We know what is ethically right or wrong and the science which backs this up is now widely available.
· We believe that it is unacceptable for the working dog to be denied exercise/freedom away from the working environment. 23 hours and 50 minutes in the kennel on a non-working day or whilst the dog is held prior to training is stressful to the dog and is not good practice.
· Dogs prefer to be clean and can find it distressing to have to soil their kennel because they are not provided with regular access to an outside exercise/toilet area (ten minutes once a day is not enough.)
· If a dog shreds it’s bed then that dog should not be denied any bedding at all but instead alternative bedding materials should be provided and the issue of bed shredding should be addressed – usually caused by stress because of a lack of stimulation or exercise.
· Dogs who have soiled their bedding should be provided with clean, fresh bedding on a regular basis and should not be forced to lie on unclean, wet bedding for days on end.
· A kennel should include an area for the dog to sleep or hide in if it feels the need. Sleeping boxes are a good option. A dog can find being looked at/direct eye contact from a dog or human, quite intimidating and should not be forced to deal with such challenges. Open kennel boxes are not adequate.
· Dogs need to be kept warm to help prevent pain, disease and injury and should not be forced to remain in cold kennels especially if they have recently moved from a home environment. Newly kennelled dogs should not have their coats clipped to suit only the preference of the handler or company who owns the dog.

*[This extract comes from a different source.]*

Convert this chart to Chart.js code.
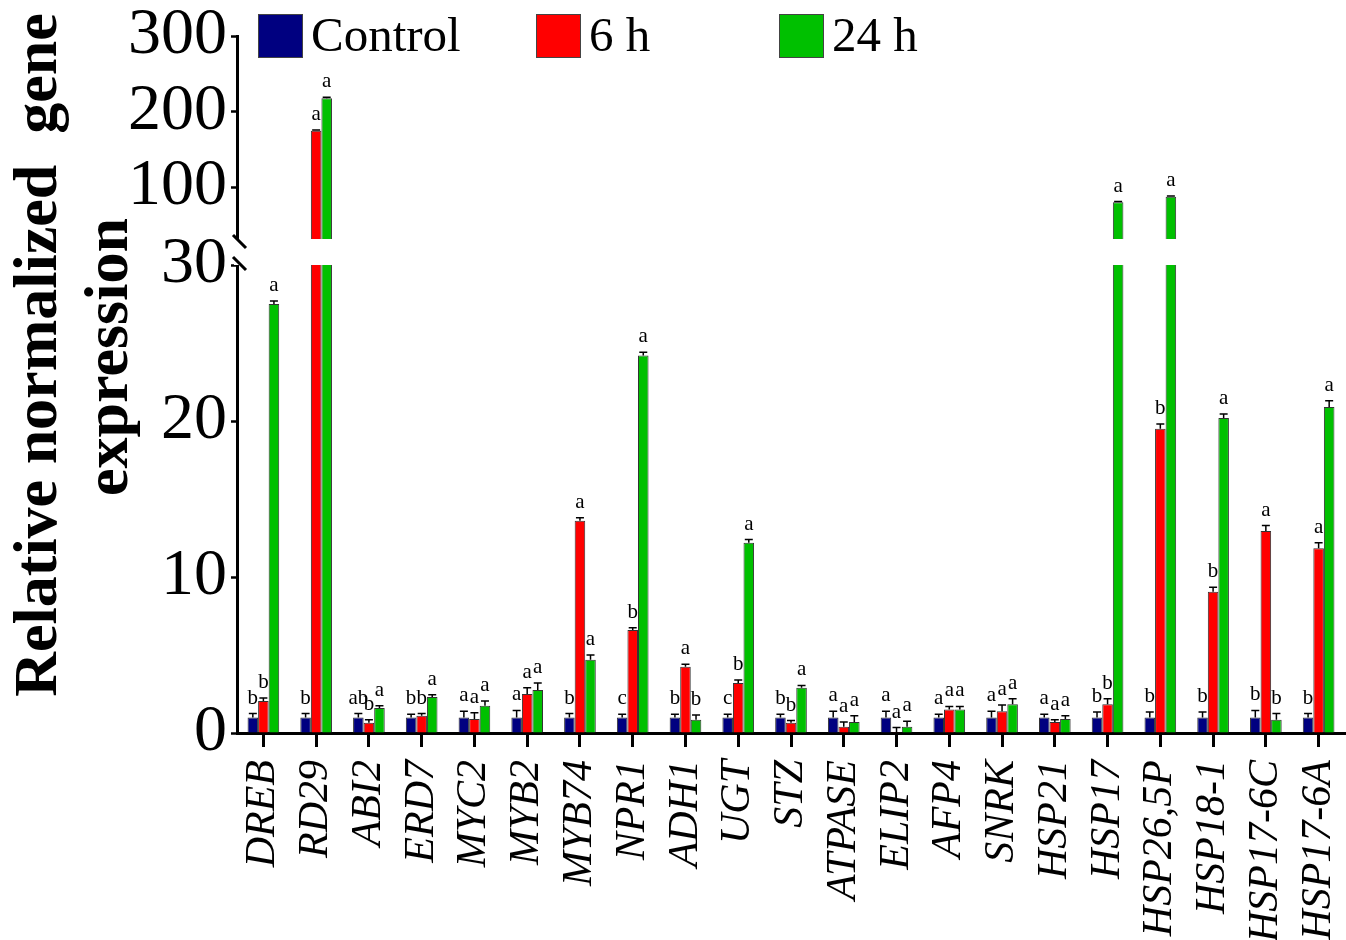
<!DOCTYPE html>
<html>
<head>
<meta charset="utf-8">
<script src="https://cdn.jsdelivr.net/npm/chart.js@4.4.0/dist/chart.umd.min.js"></script>
<style>
  html, body { margin: 0; padding: 0; background: #fff; }
  #wrap { position: relative; width: 1346px; height: 940px; }
</style>
</head>
<body>
<div id="wrap"><canvas id="chart"></canvas></div>
<script>
const genes = ['DREB', 'RD29', 'ABI2', 'ERD7', 'MYC2', 'MYB2', 'MYB74', 'NPR1', 'ADH1', 'UGT', 'STZ',
  'ATPASE', 'ELIP2', 'AFP4', 'SNRK', 'HSP21', 'HSP17', 'HSP26,5P', 'HSP18-1', 'HSP17-6C', 'HSP17-6A'];

const control    = [1, 1, 1, 1, 1, 1, 1, 1, 1, 1, 1, 1, 1, 1, 1, 1, 1, 1, 1, 1, 1];
const controlErr = [0.25, 0.25, 0.25, 0.2, 0.4, 0.45, 0.25, 0.2, 0.2, 0.2, 0.2, 0.4, 0.4, 0.2, 0.4, 0.2, 0.35, 0.35, 0.35, 0.45, 0.25];
const controlSig = ['b', 'b', 'ab', 'b', 'a', 'a', 'b', 'c', 'b', 'c', 'b', 'a', 'a', 'a', 'a', 'a', 'b', 'b', 'b', 'b', 'b'];

const h6    = [2.05, 174.7, 0.65, 1.1, 0.9, 2.5, 13.6, 6.6, 4.25, 3.2, 0.65, 0.4, 0.05, 1.5, 1.4, 0.7, 1.85, 19.5, 9.05, 12.95, 11.85];
const h6Err = [0.2, 1, 0.2, 0.15, 0.4, 0.4, 0.2, 0.15, 0.15, 0.2, 0.15, 0.3, 0.3, 0.2, 0.4, 0.15, 0.35, 0.3, 0.3, 0.35, 0.35];
const h6Sig = ['b', 'a', 'b', 'b', 'a', 'a', 'a', 'b', 'a', 'b', 'b', 'a', 'a', 'a', 'a', 'a', 'b', 'b', 'b', 'a', 'a'];

const h24    = [27.5, 217.5, 1.6, 2.3, 1.75, 2.75, 4.7, 24.2, 0.85, 12.2, 2.9, 0.7, 0.4, 1.5, 1.85, 0.9, 79.9, 87.3, 20.2, 0.85, 20.9];
const h24Err = [0.2, 1.5, 0.15, 0.15, 0.3, 0.45, 0.3, 0.2, 0.3, 0.2, 0.15, 0.4, 0.35, 0.2, 0.35, 0.2, 1, 1, 0.25, 0.4, 0.4];
const h24Sig = ['a', 'a', 'a', 'a', 'a', 'a', 'a', 'a', 'b', 'a', 'a', 'a', 'a', 'a', 'a', 'a', 'a', 'a', 'a', 'b', 'a'];

const yTicks = [0, 10, 20, 30, 100, 200, 300];
const BREAK_AT = 30;
const Y_MAX = 300;

const SERIF = "'Liberation Serif', 'Times New Roman', serif";

// broken axis: upper part 30-300, a gap, lower part 0-30 (shares of plot height)
const HIGH_SHARE = 204 / 697;
const GAP_SHARE = 25 / 697;

class BrokenScale extends Chart.LinearScale {
  segments() {
    const h = this.bottom - this.top;
    const highH = h * HIGH_SHARE;
    const gapH = h * GAP_SHARE;
    return { highH, gapH, lowH: h - highH - gapH };
  }
  getPixelForValue(value) {
    const s = this.segments();
    if (value <= BREAK_AT) return this.bottom - value / BREAK_AT * s.lowH;
    return this.top + s.highH - (value - BREAK_AT) / (this.max - BREAK_AT) * s.highH;
  }
  getValueForPixel(pixel) {
    const s = this.segments();
    if (pixel >= this.bottom - s.lowH) return (this.bottom - pixel) / s.lowH * BREAK_AT;
    return BREAK_AT + (this.top + s.highH - pixel) / s.highH * (this.max - BREAK_AT);
  }
}
BrokenScale.id = 'broken';
BrokenScale.defaults = {};
Chart.register(BrokenScale);

const errorBars = {
  id: 'errorBars',
  afterDatasetsDraw(chart) {
    const { ctx, chartArea, scales: { y } } = chart;
    const s = y.segments();
    const gapTop = y.top + s.highH;
    const gapBottom = gapTop + s.gapH;
    const ax = chartArea.left;

    ctx.save();
    ctx.fillStyle = '#fff';
    ctx.fillRect(ax - 3, gapTop - 1, chartArea.right - ax + 3, gapBottom - gapTop + 1);

    ctx.strokeStyle = '#000';
    ctx.lineWidth = 3;
    ctx.beginPath();
    ctx.moveTo(ax - 4, gapTop - 5);
    ctx.lineTo(ax + 9, gapTop + 8);
    ctx.moveTo(ax - 4, gapBottom - 8);
    ctx.lineTo(ax + 9, gapBottom + 5);
    ctx.stroke();

    ctx.lineWidth = 1.5;
    ctx.fillStyle = '#000';
    ctx.font = '21px ' + SERIF;
    ctx.textAlign = 'center';
    ctx.textBaseline = 'alphabetic';
    chart.data.datasets.forEach((ds, i) => {
      const meta = chart.getDatasetMeta(i);
      meta.data.forEach((bar, j) => {
        const top = y.getPixelForValue(ds.data[j] + ds.errors[j]);
        ctx.beginPath();
        ctx.moveTo(bar.x, bar.y);
        ctx.lineTo(bar.x, top);
        ctx.moveTo(bar.x - 4, top);
        ctx.lineTo(bar.x + 4, top);
        ctx.stroke();
        ctx.fillText(ds.letters[j], bar.x, top - 10);
      });
    });
    ctx.restore();
  }
};

const LEGEND_X = [258, 536, 779];

const decorations = {
  id: 'decorations',
  afterDraw(chart) {
    const { ctx } = chart;
    ctx.save();
    // legend laid over the top of the plot
    ctx.font = '49px ' + SERIF;
    ctx.textBaseline = 'middle';
    ctx.textAlign = 'left';
    chart.data.datasets.forEach((ds, i) => {
      const x = LEGEND_X[i];
      ctx.fillStyle = ds.backgroundColor;
      ctx.fillRect(x, 14, 45, 44);
      ctx.strokeStyle = '#444';
      ctx.lineWidth = 1;
      ctx.strokeRect(x + 0.5, 14.5, 44, 43);
      ctx.fillStyle = '#000';
      ctx.fillText(ds.label, x + 53, 38);
    });

    // y axis title, two rotated lines
    ctx.font = 'bold 62px ' + SERIF;
    ctx.textAlign = 'center';
    ctx.textBaseline = 'alphabetic';
    [['Relative normalized  gene', 56, 355], ['expression', 127, 357]].forEach(([t, x, yc]) => {
      ctx.save();
      ctx.translate(x, yc);
      ctx.rotate(-Math.PI / 2);
      ctx.fillText(t, 0, 0);
      ctx.restore();
    });
    ctx.restore();
  }
};

Chart.defaults.font.family = SERIF;
Chart.defaults.color = '#000';

new Chart(document.getElementById('chart'), {
  type: 'bar',
  data: {
    labels: genes,
    datasets: [
      { label: 'Control', data: control, errors: controlErr, letters: controlSig, backgroundColor: '#000080' },
      { label: '6 h', data: h6, errors: h6Err, letters: h6Sig, backgroundColor: '#ff0000' },
      { label: '24 h', data: h24, errors: h24Err, letters: h24Sig, backgroundColor: '#00c000' }
    ]
  },
  options: {
    responsive: true,
    maintainAspectRatio: false,
    animation: false,
    datasets: {
      bar: {
        categoryPercentage: 0.6,
        barPercentage: 1.0,
        borderWidth: 1,
        borderColor: '#333'
      }
    },
    layout: { padding: { top: 36, right: 1, bottom: 0, left: 0 } },
    plugins: {
      legend: { display: false },
      tooltip: { enabled: false }
    },
    scales: {
      x: {
        grid: {
          display: true,
          drawOnChartArea: false,
          offset: false,
          tickLength: 14,
          tickWidth: 3,
          tickColor: '#000'
        },
        border: { color: '#000', width: 3 },
        ticks: {
          autoSkip: false,
          minRotation: 90,
          maxRotation: 90,
          padding: 13,
          color: '#000',
          font: { size: 42, style: 'italic' }
        },
        afterFit(scale) {
          scale.height = 207;
          scale.paddingLeft = 0;
          scale.paddingRight = 0;
        }
      },
      y: {
        type: 'broken',
        min: 0,
        max: Y_MAX,
        grid: {
          display: true,
          drawOnChartArea: false,
          tickLength: 6,
          tickWidth: 2.5,
          tickColor: '#000'
        },
        border: { color: '#000', width: 3 },
        ticks: {
          autoSkip: false,
          padding: 4,
          color: '#000',
          font: { size: 66 }
        },
        afterBuildTicks(scale) {
          scale.ticks = yTicks.map(v => ({ value: v }));
        },
        afterFit(scale) {
          scale.width = 237;
          scale.paddingTop = 0;
          scale.paddingBottom = 0;
        }
      }
    }
  },
  plugins: [errorBars, decorations]
});
</script>
</body>
</html>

· A dog can suffer from anxiety and poor physical health as a result of a lack of a high-quality protein and poor nutrition. A working dog usually has to expend a large amount of energy so should be fed a good quality diet. Information on a good quality dog diet can be found at www.allaboutdogfood.co.uk
· Dogs should not be starved on multiple occasions for days on end because the handler or company cannot get the food delivered on time. Dog food is readily available so there is no excuse.
· Dogs can find negative/harsh training methods distressing. Negative training methods and theories are outdated and there now exists a wealth of information regarding positive training methods. A dog should not be forced or hurt into working.
Any business employing or hiring a detection or security dog team can ask to visit the kennels of the handler or company who owns the dogs. You should be shown the dogs, kennels (take your time to make observations of each dog), exercise areas, the daily regime for each dog, veterinary and training/behaviour records. There is no reason for this to be hidden from your business. If you are told that you may only view the dogs in kennels via cctv then it is wise to question why the company are doing this. Is it because the kennels are dirty or inadequate or that the dogs are showing signs of distress/stress (remember that excessive vocalisations are one such sign).
We are certain that the forward-thinking businesses of today would want any working dog to be well cared for. Guard Secure welcome client visits.
Guard Secure are setting new standards in the industry and we won’t stop trying to do the best by our dogs who work so hard for us.